In 1997, 24.7 percent of American adults were smokers. The number went down substantially each year until 2004, when it hit 20.9 percent, the report said. It hovered around the 20 percent threshold for a six-year period, only dropping below it once in 2007, when 19.7 percent of adults were smokers.
Then, in 2010, the figure dropped to 19.4 percent and it has been dropping ever since. The CDC survey excludes the 2 percent of respondents with unknown smoking habits.
Locally, only 14 percent of Johnson County adults were smokers in 2012, Beardsley said. That’s down from 2009, when the county smoking rate was 17 percent, he said.

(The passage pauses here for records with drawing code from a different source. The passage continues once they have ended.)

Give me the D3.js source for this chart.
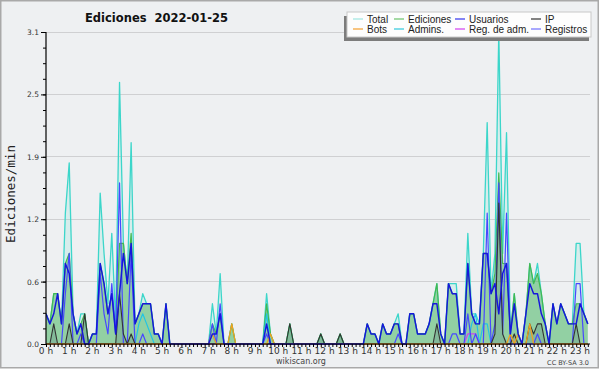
<!DOCTYPE html>
<html><head><meta charset="utf-8">
<script src="https://cdn.jsdelivr.net/npm/d3@7"></script>
<style>body{margin:0;background:#fff}svg{display:block}</style>
</head><body><svg id="c" width="600" height="370"></svg>
<script>
// ---- data (values per 10-minute slot, edits/min) ----
const hourLabels = ["0 h","1 h","2 h","3 h","4 h","5 h","6 h","7 h","8 h","9 h","10 h","11 h","12 h","13 h","14 h","15 h","16 h","17 h","18 h","19 h","20 h","21 h","22 h","23 h"];
const yTickLabels = ["0.0","0.6","1.2","1.9","2.5","3.1"];
const seriesNames = ["Total","Ediciones","Usuarios","IP","Bots","Admins.","Reg. de adm.","Registros"];

const total = [
 .3,.2,.5,.5,.2,1.3,  1.8,.3,.1,.3,.3,0,  .1,.1,1.5,.9,.4,1.1,  .2,2.6,1.0,.6,2.0,.2,
 .3,.5,.4,.4,.1,.1,  0,.4,0,0,0,0,  0,0,0,0,0,0,  0,.4,.1,.7,0,0,
 .2,0,0,0,0,0,  0,0,0,.5,.1,0,  0,0,0,.2,0,0,  0,0,0,0,0,.1,
 0,0,0,0,.1,0,  0,0,0,0,0,.2,  .1,.1,0,.2,.1,.1,  .2,.3,0,0,.3,.3,
 .1,.1,.1,.2,.4,.6,  .1,0,.6,.6,.6,.1,  .1,1.1,.3,.3,.2,.9,  2.2,.5,.9,3.1,.9,2.1,
 .1,.5,.1,0,.3,.8,  .6,.8,.5,.2,0,.4,  .2,.4,.3,.2,.2,1.0,  1.0,.3,.2];
const ediciones = [
 .3,.2,.5,.5,.2,.8,  .9,.3,.1,.2,.3,0,  .1,.1,.8,.6,.3,.5,  .1,1.0,1.0,.6,1.1,.2,
 .3,.4,.4,.4,.1,.1,  0,.4,0,0,0,0,  0,0,0,0,0,0,  0,.2,.1,.3,0,0,
 .2,0,0,0,0,0,  0,0,0,.4,.1,0,  0,0,0,.2,0,0,  0,0,0,0,0,.1,
 0,0,0,0,.1,0,  0,0,0,0,0,.2,  .1,.1,0,.2,.1,.1,  .2,.2,0,0,.3,.3,
 .1,.1,.1,.2,.4,.6,  .1,0,.6,.5,.5,.1,  .1,.8,.3,.2,.2,.9,  .9,.5,.7,1.7,.8,.8,
 .1,.5,.1,0,.3,.8,  .6,.7,.5,.2,0,.4,  .2,.4,.3,.2,.2,.4,  .4,.3,.2];
const usuarios = [
 .3,.2,.3,.5,.2,.8,  .7,.3,.1,.2,0,0,  .1,.1,.8,.6,.3,.5,  .1,.5,.9,.6,1.0,.2,
 .3,.4,.4,.4,.1,.1,  0,.4,0,0,0,0,  0,0,0,0,0,0,  0,.1,.1,.3,0,0,
 0,0,0,0,0,0,  0,0,0,.2,0,0,  0,0,0,0,0,0,  0,0,0,0,0,0,
 0,0,0,0,0,0,  0,0,0,0,0,.2,  .1,.1,0,.2,.1,.1,  .2,.2,0,0,.3,.3,
 .1,.1,.1,.2,.4,.4,  .1,0,.6,.5,.5,.1,  .1,.8,.3,.2,.2,.9,  .9,.5,.6,.3,.7,.8,
 .1,.4,.1,0,.3,.6,  .5,.5,.3,.2,0,.4,  .2,.4,.3,.2,.2,.2,  .4,.3,.2];
const ip = [
 0,0,.2,0,0,0,  .2,0,0,0,.3,0,  0,0,0,0,0,0,  0,.5,.1,0,.1,0,
 0,0,0,0,0,0,  0,0,0,0,0,0,  0,0,0,0,0,0,  0,0,0,0,0,0,
 0,0,0,0,0,0,  0,0,0,0,0,0,  0,0,0,.2,0,0,  0,0,0,0,0,.1,
 0,0,0,0,.1,0,  0,0,0,0,0,0,  0,0,0,0,0,0,  0,0,0,0,0,0,
 0,0,0,0,0,.2,  0,0,0,0,0,0,  0,0,0,0,0,0,  0,0,.1,1.4,.1,0,
 0,.1,0,0,0,.2,  .1,.2,.2,0,0,0,  0,0,0,0,0,.2,  0,0,0];
const bots = [
 0,0,0,0,0,0,  0,0,0,0,0,0,  0,0,0,0,0,0,  0,0,0,0,0,0,
 0,0,0,0,0,0,  0,0,0,0,0,0,  0,0,0,0,0,0,  0,.1,0,0,0,0,
 .2,0,0,0,0,0,  0,0,0,0,.1,0,  0,0,0,0,0,0,  0,0,0,0,0,0,
 0,0,0,0,0,0,  0,0,0,0,0,0,  0,0,0,0,0,0,  0,0,0,0,0,0,
 0,0,0,0,0,0,  0,0,0,0,0,0,  0,0,0,0,0,0,  0,0,0,0,0,0,
 .1,0,.1,0,0,.2,  0,0,0,0,0,0,  0,0,0,0,0,0,  0,0,0];
const admins = [
 0,0,0,0,0,0,  0,0,0,0,0,0,  0,0,0,0,0,0,  0,0,0,0,0,0,
 .2,.3,.2,.1,0,0,  0,0,0,0,0,0,  0,0,0,0,0,0,  0,.1,0,0,0,0,
 0,0,0,0,0,0,  0,0,0,.3,0,0,  0,0,0,0,0,0,  0,0,0,0,0,0,
 0,0,0,0,0,0,  0,0,0,0,0,0,  0,0,0,0,0,0,  0,0,0,0,0,0,
 0,0,0,0,0,0,  0,0,0,0,0,0,  0,0,.2,.3,0,.2,  .2,0,0,0,0,0,
 0,0,0,0,0,0,  0,0,0,0,0,0,  0,0,0,0,0,0,  0,0,0];
const regAdm = [
 0,0,0,0,0,0,  0,0,0,0,0,0,  0,0,0,0,0,0,  0,0,0,0,0,0,
 0,0,0,0,0,0,  0,0,0,0,0,0,  0,0,0,0,0,0,  0,0,0,0,0,0,
 0,0,0,0,0,0,  0,0,0,0,0,0,  0,0,0,0,0,0,  0,0,0,0,0,0,
 0,0,0,0,0,0,  0,0,0,0,0,0,  0,0,0,0,0,0,  0,0,0,0,0,0,
 0,0,0,0,0,0,  0,0,0,0,0,0,  0,.1,.1,.1,0,0,  0,0,0,0,0,0,
 0,0,0,0,0,0,  0,0,0,0,0,0,  0,0,0,0,0,0,  0,0,0];
const registros = [
 0,0,0,0,0,.5,  .9,0,0,.1,0,0,  0,0,.7,.3,.1,.6,  .1,1.6,0,0,.9,0,
 0,.1,0,0,0,0,  0,0,0,0,0,0,  0,0,0,0,0,0,  0,.2,0,.4,0,0,
 0,0,0,0,0,0,  0,0,0,.1,0,0,  0,0,0,0,0,0,  0,0,0,0,0,0,
 0,0,0,0,0,0,  0,0,0,0,0,0,  0,0,0,0,0,0,  0,.1,0,0,0,0,
 0,0,0,0,0,0,  0,0,0,.1,.1,0,  0,.3,0,.1,0,0,  1.3,0,.2,1.6,.1,1.3,
 0,0,0,0,0,0,  0,.1,0,0,0,0,  0,0,0,0,0,.6,  .6,0,0];

// ---- drawing ----
const svg = d3.select("#c");
const L = 46, R = 590, T = 32, B = 344;
const x = d3.scaleLinear().domain([0, 144]).range([L, L + 144 * 3.87]);
const y = d3.scaleLinear().domain([0, 3.1]).range([B, T]);

svg.append("rect").attr("x",0.75).attr("y",0.75).attr("width",597.5).attr("height",367)
  .attr("fill","#eef0f2").attr("stroke","#a9a9a9").attr("stroke-width",1.5);

const majors = d3.range(6).map(k => 3.1 * k / 5);
const minors = d3.range(21).map(k => 3.1 * k / 20);

// grid
svg.append("g").selectAll("line").data(majors.slice(1)).join("line")
  .attr("x1", L).attr("x2", R).attr("y1", d => y(d)).attr("y2", d => y(d))
  .attr("stroke", "#cfd0d2").attr("stroke-width", 1).attr("shape-rendering","crispEdges");

svg.append("defs").append("clipPath").attr("id","clip")
  .append("rect").attr("x", L).attr("y", 20).attr("width", R - L).attr("height", B - 20 + 1);

const g = svg.append("g").attr("clip-path","url(#clip)");
const line = d3.line().x((d,i) => x(i)).y(d => y(d));
const area = d3.area().x((d,i) => x(i)).y0(y(0)).y1(d => y(d));

g.append("path").datum(total).attr("d", area).attr("fill","rgba(60,214,200,0.13)");
g.append("path").datum(ediciones).attr("d", area).attr("fill","rgba(60,170,70,0.44)");
g.append("path").datum(ip).attr("d", area).attr("fill","rgba(40,50,90,0.14)");

const lines = [
  [total, "#3cd6ca", 1.3],
  [ediciones, "#44b850", 1.2],
  [admins, "#22c4e4", 1.2],
  [regAdm, "#cc44ee", 1.2],
  [registros, "#4848ff", 1.2],
  [ip, "#333333", 1.1],
  [bots, "#f0a020", 1.3],
  [usuarios, "#1616dc", 1.45]
];
lines.forEach(([d, c, w]) => {
  g.append("path").datum(d).attr("d", line).attr("fill","none")
   .attr("stroke", c).attr("stroke-width", w).attr("stroke-linejoin","round");
});

// y axis
const yMinor = d3.axisLeft(y).tickValues(minors).tickSize(3).tickFormat("");
svg.append("g").attr("transform",`translate(${L},0)`).call(yMinor)
  .call(s => s.select(".domain").remove());
const yAxis = d3.axisLeft(y).tickValues(majors).tickSize(5).tickPadding(2)
  .tickFormat((d,i) => yTickLabels[i]);
svg.append("g").attr("transform",`translate(${L},0)`).call(yAxis)
  .call(s => s.select(".domain").remove())
  .call(s => s.selectAll("text").attr("font-family","DejaVu Sans").attr("font-size","7.5px").attr("fill","#333"));
svg.append("line").attr("x1",L).attr("x2",L).attr("y1",T).attr("y2",B)
  .attr("stroke","#000").attr("stroke-width",1.2);

// x axis
const xAxis = d3.axisBottom(x).tickValues(d3.range(0, 141)).tickSize(3).tickFormat("");
svg.append("g").attr("transform",`translate(0,${B})`).call(xAxis)
  .call(s => s.select(".domain").remove());
svg.append("line").attr("x1",L).attr("x2",R).attr("y1",B).attr("y2",B)
  .attr("stroke","#000").attr("stroke-width",1.2);
svg.append("g").selectAll("text").data(hourLabels).join("text")
  .attr("x", (d,i) => x(i * 6)).attr("y", 354)
  .attr("text-anchor","middle").attr("font-family","DejaVu Sans").attr("font-size","9px")
  .attr("fill","#333").text(d => d);

// titles
svg.append("text").attr("x",85).attr("y",21.5).attr("font-family","DejaVu Sans")
  .attr("font-weight","bold").attr("font-size","11.5px").attr("fill","#111")
  .attr("xml:space","preserve").style("white-space","pre").text("Ediciones  2022-01-25");
svg.append("text").attr("transform","translate(15,194) rotate(-90)")
  .attr("text-anchor","middle").attr("font-family","DejaVu Sans Mono").attr("font-size","12.5px")
  .attr("fill","#222").text("Ediciones/min");
svg.append("text").attr("x",301).attr("y",363.5).attr("text-anchor","middle")
  .attr("font-family","DejaVu Sans").attr("font-size","8px").attr("fill","#444").text("wikiscan.org");
svg.append("text").attr("x",589).attr("y",365).attr("text-anchor","end")
  .attr("font-family","DejaVu Sans").attr("font-size","6.5px").attr("fill","#444").text("CC BY-SA 3.0");

// legend
const legColors = ["#9ee6e2","#6cc46c","#3434ee","#333333","#f5a030","#30c8dc","#d040f0","#7070ff"];
const colX = [367, 408, 469, 545];
const rowY = [19, 29];
svg.append("rect").attr("x",344).attr("y",16).attr("width",245).attr("height",25).attr("fill","#7c7c7c");
svg.append("rect").attr("x",347).attr("y",12).attr("width",244).attr("height",25)
  .attr("fill","#fdfdfd").attr("stroke","#c8c8c8").attr("stroke-width",1);
const leg = svg.append("g");
seriesNames.forEach((n, k) => {
  const cx = colX[k % 4], cy = rowY[Math.floor(k / 4)];
  leg.append("line").attr("x1", cx - 14).attr("x2", cx - 4).attr("y1", cy).attr("y2", cy)
    .attr("stroke", legColors[k]).attr("stroke-width", 1.2);
  leg.append("text").attr("x", cx).attr("y", cy + 3.5).attr("font-family","Liberation Sans")
    .attr("font-size","10px").attr("fill","#222").text(n);
});
</script>
</body></html>
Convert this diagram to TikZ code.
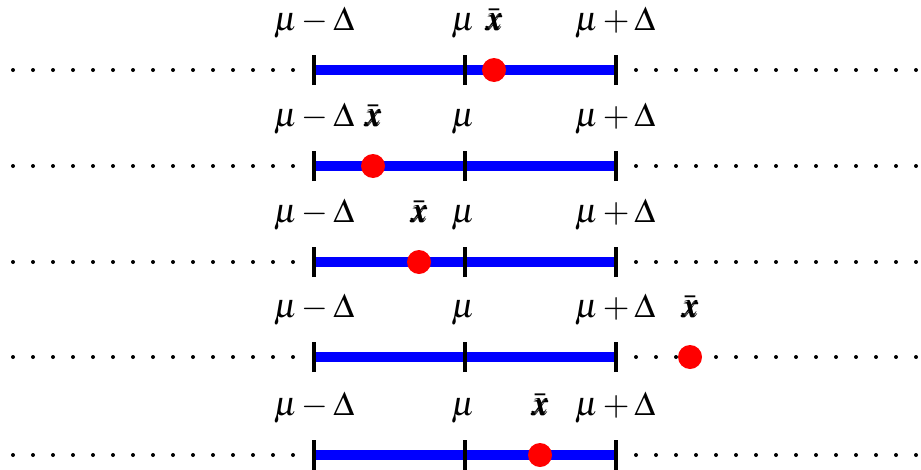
\documentclass[tikz,border=0pt]{standalone}
\usepackage{amsmath}
\usepackage{mathptmx}
\usepackage{bm}
\begin{document}
\begin{tikzpicture}[x=0.35pt,y=-0.35pt,
  dotmark/.style={fill=black},
  interval/.style={draw=blue,line width=3.2pt},
  tickmark/.style={draw=black,line width=1.4pt},
  lbl/.style={anchor=base,inner sep=0pt,font=\fontsize{12}{14}\selectfont},
  xbar/.style={fill=red}]
\useasboundingbox (0,0) rectangle (921,469);
\foreach \r/\yy/\xb in {1/70/494, 2/166/373, 3/262/419, 4/357/690, 5/455/540} {
  \foreach \k in {0,...,14} {
    \fill[dotmark] (13+20*\k,\yy) circle (0.7pt);
    \fill[dotmark] (636+20*\k,\yy) circle (0.7pt);
  }
  \coordinate (L\r) at (314,\yy);
  \coordinate (M\r) at (465,\yy);
  \coordinate (R\r) at (616,\yy);
  \draw[interval] (L\r) -- (R\r);
  \foreach \p in {L,M,R} {
    \draw[tickmark] ([yshift=-15*0.35pt]\p\r) -- ([yshift=15*0.35pt]\p\r);
  }
  \node[lbl] (tL\r) at (314,\yy-40) {$\mu-\Delta$};
  \node[lbl] (tM\r) at (463,\yy-40) {$\mu$};
  \node[lbl] (tR\r) at (615,\yy-40) {$\mu+\Delta$};
  \node[lbl] (tX\r) at (\xb,\yy-40) {$\bar{\bm{x}}$};
  \fill[xbar] (\xb,\yy) circle (4.2pt);
}
\end{tikzpicture}
\end{document}
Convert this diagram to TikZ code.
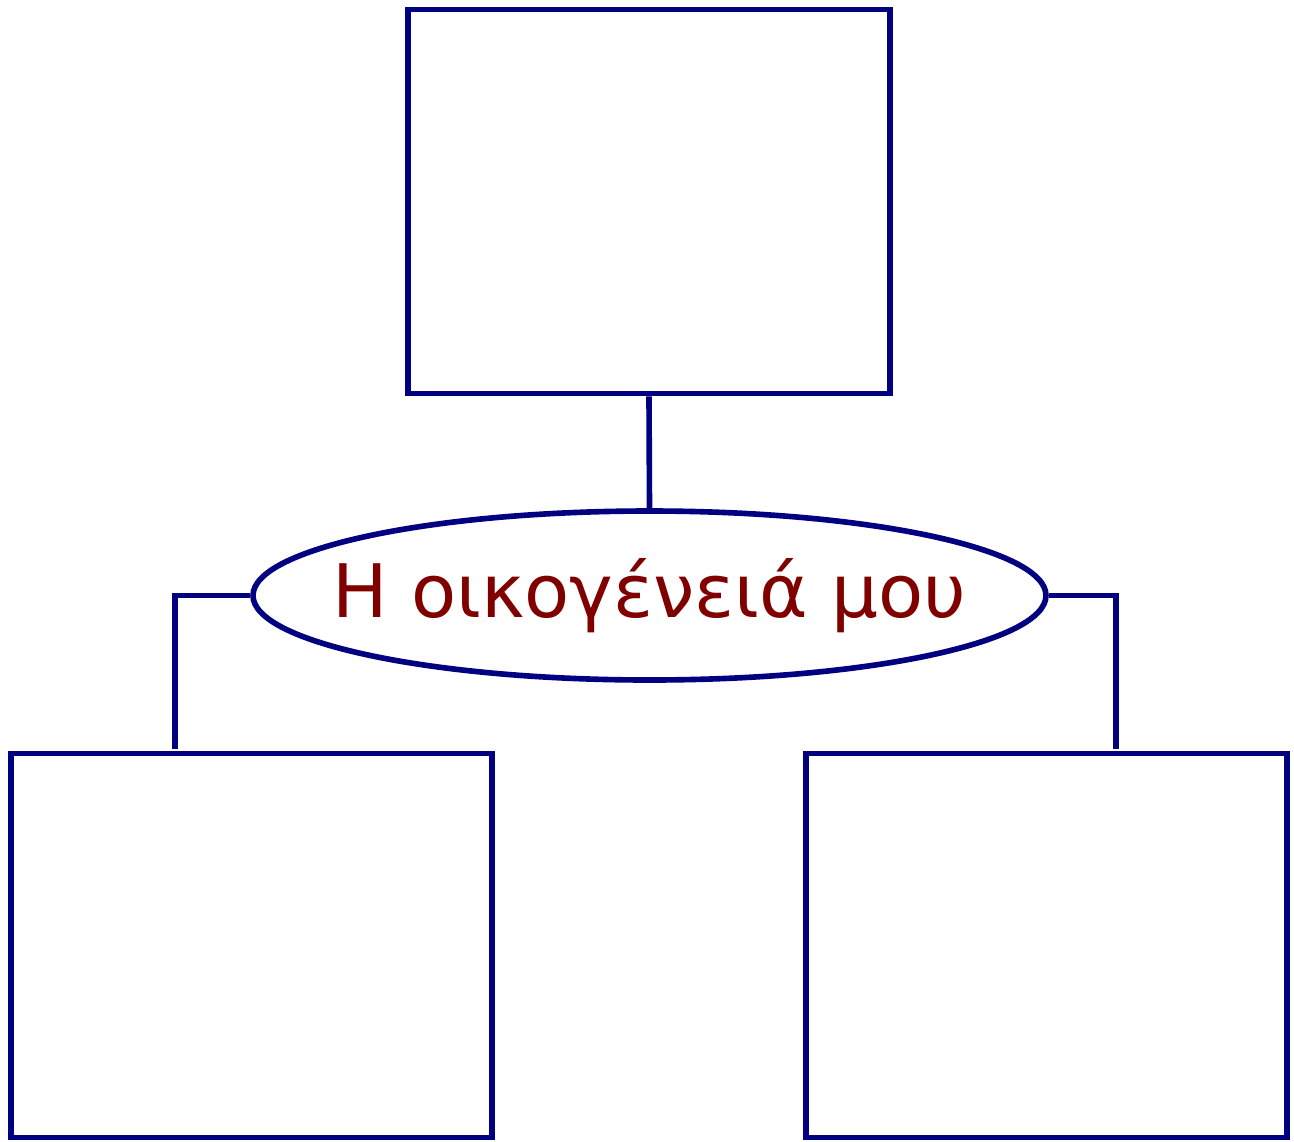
\documentclass[tikz,border=0pt]{standalone}
\usepackage{fontspec}
\newfontfamily\greekfont{DejaVu Sans}
\usepackage{tikz}
\usetikzlibrary{positioning, shapes.geometric}
\definecolor{famblue}{RGB}{0,0,128}
\definecolor{famred}{RGB}{128,0,0}

\begin{document}
\begin{tikzpicture}[line width=3.2pt,
  box/.style={draw=famblue, rectangle, minimum width=9.63cm, minimum height=7.68cm, inner sep=0pt},
  title/.style={draw=famblue, ellipse, minimum width=15.86cm, minimum height=3.38cm, inner sep=0pt,
    text=famred, font=\greekfont\fontsize{42}{50}\selectfont},
  link/.style={draw=famblue}]
\useasboundingbox (0,0) rectangle (25.88,-22.82);
% boxes for the family members
\node[box] (parent) at (12.98,-4.03) {};
\node[box] (lkid) at (5.03,-18.91) {};
\node[box] (rkid) at (20.93,-18.91) {};
% the title in the middle
\node[title] (fam) at (12.99,-11.91) {\makebox[0pt]{Η οικογένειά μου}};
% connectors
\coordinate (lend) at (3.5,-14.98);
\coordinate (rend) at (22.32,-14.98);
\draw[link] (parent.south) -- (fam.north);
\draw[link] (fam.west) -| (lend);
\draw[link] (fam.east) -| (rend);
\end{tikzpicture}
\end{document}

Beardsley said that Johnson County likely has a lower-than-national smoking rate because its residents are better educated and have higher incomes, which together, can be correlated.
The most striking effect of the law is the reduced number of heart attacks over the last five years, Beardsley said.
“It’s probably one of the greatest public health interventions in Iowa’s history,” he said.
The law, he said, unfortunately does not protect one particular group of workers — those employed at casinos.
“I think it’s been good,” said Sheila Davisson, the owner of Revival, 117 E. College St. “It’s cleaner, and it’s more family-friendly, which is important for downtown.”
Store employee Abbey Sandberd agreed, adding that the smell has improved and there are fewer cigarette butts in the store’s entryway.
As with the rest of Iowa’s bars, smoking is not allowed in Deadwood, where Mummey has been a manager for the last six or seven years.
Aside from fewer patrons playing pool, he said, business has been basically unchanged since the law took effect.
Today, he said, the bar’s outdoor patio has become particularly popular for smokers.
On one of the patio’s mesh chairs, UI alumnus Zak Lee said, between drags on his Camel Light, that the 2008 law had not changed his smoking habits.
“The only thing that influences my smoking is me,” he said.
Sitting next to his girlfriend, who was also smoking, Lee said he would someday quit.
“When I’m going to have my first kid,” he said. “That’s the end point.”
Laura Giles and Aaron Murphy, both nonsmokers, agreed that they would be more likely to take their son, Maxwell, to a restaurant where smoking was not allowed.
Murphy said that the no-smoking law cleaned everything up, and not just the air.
“I feel like places down here, especially bars, are more family-oriented now that there isn’t smoking in them,” Giles said.
While some smokers might not like the law, they have accepted it, Mummey said.
“It’s a little nicer to go home and not just reek of an ashtray,” he said.